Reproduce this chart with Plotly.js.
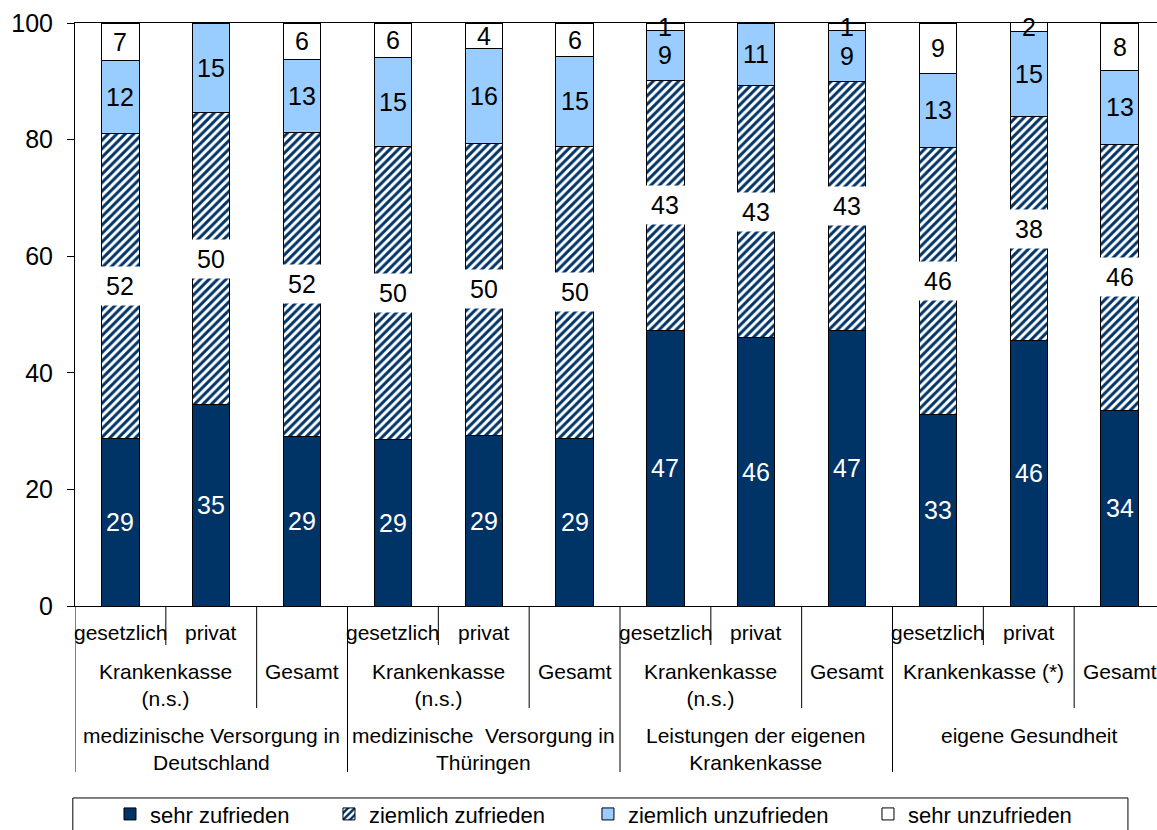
<!DOCTYPE html>
<html>
<head>
<meta charset="utf-8">
<script src="https://cdn.plot.ly/plotly-3.0.1.min.js"></script>
<style>
html,body{margin:0;padding:0;overflow:hidden;background:#fff;}
#chart{width:1166px;height:830px;}
</style>
</head>
<body>
<div id="chart"></div>
<script>
// ---- data (percent) ----
var seriesNames = ['sehr zufrieden', 'ziemlich zufrieden', 'ziemlich unzufrieden', 'sehr unzufrieden'];
var sehrZufrieden      = [28.8, 34.6, 29.0, 28.6, 29.3, 28.8, 47.3, 46.1, 47.3, 32.8, 45.6, 33.6];
var ziemlichZufrieden  = [52.3, 50.0, 52.3, 50.3, 50.1, 50.1, 42.8, 43.1, 42.7, 45.9, 38.3, 45.6];
var ziemlichUnzufrieden= [12.4, 15.4, 12.5, 15.1, 16.2, 15.3, 8.7, 10.8, 8.8, 12.7, 14.6, 12.7];
var sehrUnzufrieden    = [6.5, 0, 6.2, 6.0, 4.4, 5.8, 1.2, 0, 1.2, 8.6, 1.6, 8.1];

var subLabels = ['gesetzlich', 'privat', '', 'gesetzlich', 'privat', '', 'gesetzlich', 'privat', '', 'gesetzlich', 'privat', ''];
var groupLabels = ['Krankenkasse<br>(n.s.)', 'Gesamt', 'Krankenkasse<br>(n.s.)', 'Gesamt', 'Krankenkasse<br>(n.s.)', 'Gesamt', 'Krankenkasse (*)', 'Gesamt'];
var topicLabels = ['medizinische Versorgung in<br>Deutschland', 'medizinische  Versorgung in<br>Thüringen', 'Leistungen der eigenen<br>Krankenkasse', 'eigene Gesundheit'];

var FONT = '"Liberation Sans", Arial, sans-serif';
var NAVY = '#003366', LIGHT = '#99CCFF';

var series = [sehrZufrieden, ziemlichZufrieden, ziemlichUnzufrieden, sehrUnzufrieden];
var xs = subLabels.map(function(_, i){ return i; });

var markers = [
  {color: NAVY, line: {color: '#000', width: 1}},
  {color: NAVY, line: {color: '#000', width: 1}, pattern: {shape: '/', fgcolor: NAVY, bgcolor: '#ffffff', size: 6, solidity: 0.5}},
  {color: LIGHT, line: {color: '#000', width: 1}},
  {color: '#ffffff', line: {color: '#000', width: 1}}
];
var legendIds = ['legend', 'legend2', 'legend3', 'legend4'];

var traces = series.map(function(vals, s){
  return {
    type: 'bar', x: xs, y: vals, name: seriesNames[s],
    marker: markers[s], textposition: 'none', hoverinfo: 'skip',
    legend: legendIds[s]
  };
});

// ---- value labels ----
var annotations = [];
var labelColors = ['#ffffff', '#000000', '#000000', '#000000'];
xs.forEach(function(i){
  var base = 0;
  series.forEach(function(vals, s){
    var v = vals[i];
    var r = Math.round(v);
    if (r > 0) {
      var a = {
        x: i, y: base + v / 2, xref: 'x', yref: 'y', text: String(r), showarrow: false,
        font: {family: FONT, size: 25, color: labelColors[s]}
      };
      if (s === 1) { a.bgcolor = '#ffffff'; a.width = 46; a.height = 34; a.borderpad = 2; }
      annotations.push(a);
    }
    base += v;
  });
});

// ---- multi-level category axis ----
var catFont = {family: FONT, size: 21, color: '#000'};
subLabels.forEach(function(t, i){
  if (t) annotations.push({x: i, y: -0.0218, xref: 'x', yref: 'paper', yanchor: 'top', text: t, showarrow: false, font: catFont});
});
var gpos = [];
for (var g = 0; g < 4; g++) { gpos.push(g * 3 + 0.5); gpos.push(g * 3 + 2); }
groupLabels.forEach(function(t, k){
  annotations.push({x: gpos[k], y: -0.0899, xref: 'x', yref: 'paper', yanchor: 'top', text: t, showarrow: false, font: catFont});
});
topicLabels.forEach(function(t, k){
  annotations.push({x: k * 3 + 1, y: -0.1998, xref: 'x', yref: 'paper', yanchor: 'top', text: t, showarrow: false, font: catFont});
});

var shapes = [];
function vline(x, yb){
  shapes.push({type: 'line', xref: 'x', yref: 'paper', x0: x, x1: x, y0: 0, y1: yb, line: {color: '#000', width: 1}});
}
for (var t = 0; t < 4; t++) {
  vline(t * 3 + 0.5, -0.0669);
  vline(t * 3 + 1.5, -0.175);
}
for (var b = 0; b <= 4; b++) vline(b * 3 - 0.5, -0.2847);

// legend frame
shapes.push({type: 'rect', xref: 'paper', yref: 'paper', x0: -0.002, x1: 0.966, y0: -0.3293, y1: -0.45, line: {color: '#000', width: 1}, fillcolor: 'rgba(0,0,0,0)'});

var legXs = [0.0321, 0.233, 0.4706, 0.7275];
var layout = {
  width: 1166, height: 830,
  margin: {l: 75, r: 1, t: 23, b: 224, pad: 0, autoexpand: false},
  paper_bgcolor: '#fff', plot_bgcolor: '#fff',
  font: {family: FONT, color: '#000'},
  barmode: 'stack', bargap: 0.59,
  xaxis: {range: [-0.5, 11.5], showticklabels: false, ticks: '', showgrid: false, zeroline: false,
          showline: true, mirror: true, linecolor: '#000', linewidth: 1, fixedrange: true, automargin: false},
  yaxis: {range: [0, 100], tickvals: [0, 20, 40, 60, 80, 100], ticks: 'outside', ticklen: 7, tickcolor: '#000',
          showgrid: false, zeroline: false, showline: true, linecolor: '#000', linewidth: 1,
          tickfont: {family: FONT, size: 25, color: '#000'}, ticklabelstandoff: 9, fixedrange: true, automargin: false},
  annotations: annotations,
  shapes: shapes,
  showlegend: true
};
legendIds.forEach(function(id, k){
  layout[id] = {x: legXs[k], y: -0.357, xanchor: 'left', yanchor: 'middle', orientation: 'h',
                font: {family: FONT, size: 22, color: '#000'}, bgcolor: 'rgba(0,0,0,0)', borderwidth: 0,
                itemclick: false, itemdoubleclick: false};
});

Plotly.newPlot('chart', traces, layout, {displayModeBar: false, staticPlot: true});
</script>
</body>
</html>
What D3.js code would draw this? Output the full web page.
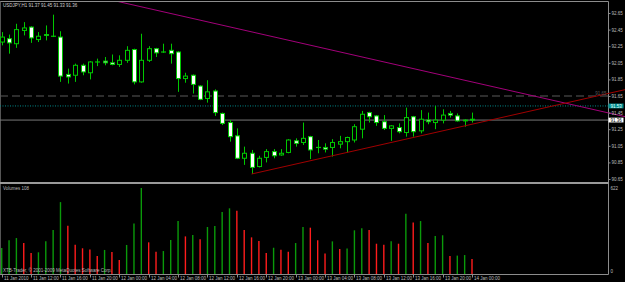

**WHAT IS EXPECTED**
Every entry above should be duplicated exactly. Do not include the images.

**FULL RESPONSE**
Reproduce this chart with Plotly.js.
<!DOCTYPE html>
<html>
<head>
<meta charset="utf-8">
<script src="https://cdn.plot.ly/plotly-3.0.1.min.js"></script>
<style>
html,body{margin:0;padding:0;overflow:hidden;background:#fff;}
#chart{width:1166px;height:830px;}
</style>
</head>
<body>
<div id="chart"></div>
<script>
// ---- data (percent) ----
var seriesNames = ['sehr zufrieden', 'ziemlich zufrieden', 'ziemlich unzufrieden', 'sehr unzufrieden'];
var sehrZufrieden      = [28.8, 34.6, 29.0, 28.6, 29.3, 28.8, 47.3, 46.1, 47.3, 32.8, 45.6, 33.6];
var ziemlichZufrieden  = [52.3, 50.0, 52.3, 50.3, 50.1, 50.1, 42.8, 43.1, 42.7, 45.9, 38.3, 45.6];
var ziemlichUnzufrieden= [12.4, 15.4, 12.5, 15.1, 16.2, 15.3, 8.7, 10.8, 8.8, 12.7, 14.6, 12.7];
var sehrUnzufrieden    = [6.5, 0, 6.2, 6.0, 4.4, 5.8, 1.2, 0, 1.2, 8.6, 1.6, 8.1];

var subLabels = ['gesetzlich', 'privat', '', 'gesetzlich', 'privat', '', 'gesetzlich', 'privat', '', 'gesetzlich', 'privat', ''];
var groupLabels = ['Krankenkasse<br>(n.s.)', 'Gesamt', 'Krankenkasse<br>(n.s.)', 'Gesamt', 'Krankenkasse<br>(n.s.)', 'Gesamt', 'Krankenkasse (*)', 'Gesamt'];
var topicLabels = ['medizinische Versorgung in<br>Deutschland', 'medizinische  Versorgung in<br>Thüringen', 'Leistungen der eigenen<br>Krankenkasse', 'eigene Gesundheit'];

var FONT = '"Liberation Sans", Arial, sans-serif';
var NAVY = '#003366', LIGHT = '#99CCFF';

var series = [sehrZufrieden, ziemlichZufrieden, ziemlichUnzufrieden, sehrUnzufrieden];
var xs = subLabels.map(function(_, i){ return i; });

var markers = [
  {color: NAVY, line: {color: '#000', width: 1}},
  {color: NAVY, line: {color: '#000', width: 1}, pattern: {shape: '/', fgcolor: NAVY, bgcolor: '#ffffff', size: 6, solidity: 0.5}},
  {color: LIGHT, line: {color: '#000', width: 1}},
  {color: '#ffffff', line: {color: '#000', width: 1}}
];
var legendIds = ['legend', 'legend2', 'legend3', 'legend4'];

var traces = series.map(function(vals, s){
  return {
    type: 'bar', x: xs, y: vals, name: seriesNames[s],
    marker: markers[s], textposition: 'none', hoverinfo: 'skip',
    legend: legendIds[s]
  };
});

// ---- value labels ----
var annotations = [];
var labelColors = ['#ffffff', '#000000', '#000000', '#000000'];
xs.forEach(function(i){
  var base = 0;
  series.forEach(function(vals, s){
    var v = vals[i];
    var r = Math.round(v);
    if (r > 0) {
      var a = {
        x: i, y: base + v / 2, xref: 'x', yref: 'y', text: String(r), showarrow: false,
        font: {family: FONT, size: 25, color: labelColors[s]}
      };
      if (s === 1) { a.bgcolor = '#ffffff'; a.width = 46; a.height = 34; a.borderpad = 2; }
      annotations.push(a);
    }
    base += v;
  });
});

// ---- multi-level category axis ----
var catFont = {family: FONT, size: 21, color: '#000'};
subLabels.forEach(function(t, i){
  if (t) annotations.push({x: i, y: -0.0218, xref: 'x', yref: 'paper', yanchor: 'top', text: t, showarrow: false, font: catFont});
});
var gpos = [];
for (var g = 0; g < 4; g++) { gpos.push(g * 3 + 0.5); gpos.push(g * 3 + 2); }
groupLabels.forEach(function(t, k){
  annotations.push({x: gpos[k], y: -0.0899, xref: 'x', yref: 'paper', yanchor: 'top', text: t, showarrow: false, font: catFont});
});
topicLabels.forEach(function(t, k){
  annotations.push({x: k * 3 + 1, y: -0.1998, xref: 'x', yref: 'paper', yanchor: 'top', text: t, showarrow: false, font: catFont});
});

var shapes = [];
function vline(x, yb){
  shapes.push({type: 'line', xref: 'x', yref: 'paper', x0: x, x1: x, y0: 0, y1: yb, line: {color: '#000', width: 1}});
}
for (var t = 0; t < 4; t++) {
  vline(t * 3 + 0.5, -0.0669);
  vline(t * 3 + 1.5, -0.175);
}
for (var b = 0; b <= 4; b++) vline(b * 3 - 0.5, -0.2847);

// legend frame
shapes.push({type: 'rect', xref: 'paper', yref: 'paper', x0: -0.002, x1: 0.966, y0: -0.3293, y1: -0.45, line: {color: '#000', width: 1}, fillcolor: 'rgba(0,0,0,0)'});

var legXs = [0.0321, 0.233, 0.4706, 0.7275];
var layout = {
  width: 1166, height: 830,
  margin: {l: 75, r: 1, t: 23, b: 224, pad: 0, autoexpand: false},
  paper_bgcolor: '#fff', plot_bgcolor: '#fff',
  font: {family: FONT, color: '#000'},
  barmode: 'stack', bargap: 0.59,
  xaxis: {range: [-0.5, 11.5], showticklabels: false, ticks: '', showgrid: false, zeroline: false,
          showline: true, mirror: true, linecolor: '#000', linewidth: 1, fixedrange: true, automargin: false},
  yaxis: {range: [0, 100], tickvals: [0, 20, 40, 60, 80, 100], ticks: 'outside', ticklen: 7, tickcolor: '#000',
          showgrid: false, zeroline: false, showline: true, linecolor: '#000', linewidth: 1,
          tickfont: {family: FONT, size: 25, color: '#000'}, ticklabelstandoff: 9, fixedrange: true, automargin: false},
  annotations: annotations,
  shapes: shapes,
  showlegend: true
};
legendIds.forEach(function(id, k){
  layout[id] = {x: legXs[k], y: -0.357, xanchor: 'left', yanchor: 'middle', orientation: 'h',
                font: {family: FONT, size: 22, color: '#000'}, bgcolor: 'rgba(0,0,0,0)', borderwidth: 0,
                itemclick: false, itemdoubleclick: false};
});

Plotly.newPlot('chart', traces, layout, {displayModeBar: false, staticPlot: true});
</script>
</body>
</html>
What D3.js code would draw this? Output the full web page.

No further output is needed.